REPUBLIKA.CO.ID, BANDUNG--Undang-undang No 11/2020 tentang Cipta Kerja, mengatur juga implementasi tentang sektor keagamaan. Yakni, penyelenggaraan haji khusus dan umrah.
Menurut Direktur Bina Umrah dan Haji Khusus Kemenag, Arfi Hatim, penyelenggaraan haji dan umrah ini ada perizinan pengusaha sesuai amanat UU No 8/2011 perizinan diberikan oleh Kemenag. Namun, sekarang ditarik UU Cipta Kerja untuk klaster keagamaan."UU Cipta Kerja ini memberikan kemudahan bagi masyarakat terutama pelaku usaha," ujar Arfi di acara serap aspirasi Undang-undang Cipta Kerja di Hotel Pullman Kota Bandung, Senin (7/12).
Arfi menjelaskan, UU Cipta Kerja mengatur tentang beberapa ketentuan penyelenggaran haji dan umrah terutama terkait usaha dan kegiatan. Jumlah pasal dalam UU tentang penyelenggaraan haji dan umrah, ada 23 yang berubah dan penmbahan 2 pasal. "Jadi ada 25 pasal UU Cipta Kerja yang akan ada di PP," katanya.

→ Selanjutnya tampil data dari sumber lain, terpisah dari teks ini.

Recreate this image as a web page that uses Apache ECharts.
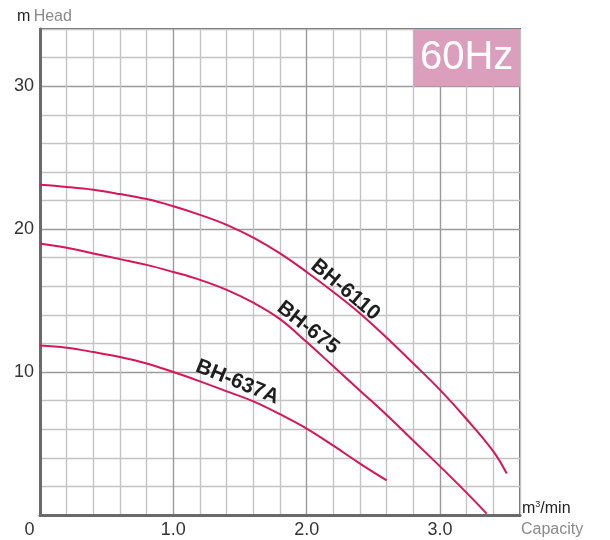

Menurut Arfi, Haji khusus dan umrah dikelola dan dimiliki WNI yang beragama Islam. Jadi, penyelenggara haji dan umrahnya jelas. Selain itu, kata dia, ada 3 kemudahan dalam penyelenggaraan haji dan umrah yang diatur dalam UU Cipta Kerja. Yakni, perizinan terintegrasi, penyederhanaan syarat usaha (NIB+Izin) dan siklus akreditasi 5 tahun."Selain itu, ada pemberian sanksi bagi pengusaha yang tak melapor," katanya.
Menurut Arfi, pihaknya sudah melakukan beberapa uji coba. Jadi, seluruh proses perizinan umrah dan haji khusus sudah online terintegrasikan."Perizinan umrah dan haji khusus ada di level tinggi. Karena terkait pengawasan dan terkait standar," katanya.
Menurutnya, terkait perizinan tadinya berlaku selama 3 tahun. Sekarang menjadi 5 tahun. Ini, memberikan kemudahan ke pelaku usaha agar menjalankan usahanya sesuai aturan.
PP tentang penyelenggara haji khusus dan umrah, kata dia, akan mengatur standar pelayanan minimal dan tata cara pemberian sanksi administratif. Pihaknya, sudah menyelesaikan aturan ini 2 hari lalu. Jadi, pekan ini bisa ditayangkan di website untuk mendapatkan saran dan masukan. "Kami sudah 3 hari menyerap aspirasi ini, sudah mendalami dan mengkaji. Ini, akan memberikan pelayanan optimal untuk pelaku usaha. Bagaimana pelaku usaha bisa menjalankan secara sehat dan profesional," katanya.
Terkait sanksi, kata dia, aturan ini mengatur pemberian sanksi ada 2. Yakni, sanksi pembinaan dan sanksi pelanggaran berat."Kalau kesalahannya penyelenggara haji umrah gagal memulangkan jamaah, gagal memberangkatkan, menelantarkan jamaah maka peringatannya cukup berat," paparnya.
Namun, kata dia, pemberian sanksi dilakukan secara bertahap. Yakni, ada teguran lisan sampai pembekuan. Karena, yang paling penting bagaimana hak jamaah terpenuhi."Sanksinya adminstratif sampai pidana," katanya.
Di aturan baru ini pun, kata dia, mengatur tentang rekening penampungan. Konsepnya, terkait bagaimana berpihak ke jamaah dan pelaku usaha. Jadi, tak ada pemblokiran dana jamaah tapi harus masuk pada bisnis proses. Yakni, harus melibatkan perbankan dan terintegrasi. "Maksimal 3 bulan mendaftar jamaah harus diberangkatkan. Agar bisa terpantau dan jamaah aman serta hak-haknya terpenuhi maka rekening penampungan sistemnya terintegrasi antara perbankan, dan penerbangan," katanya.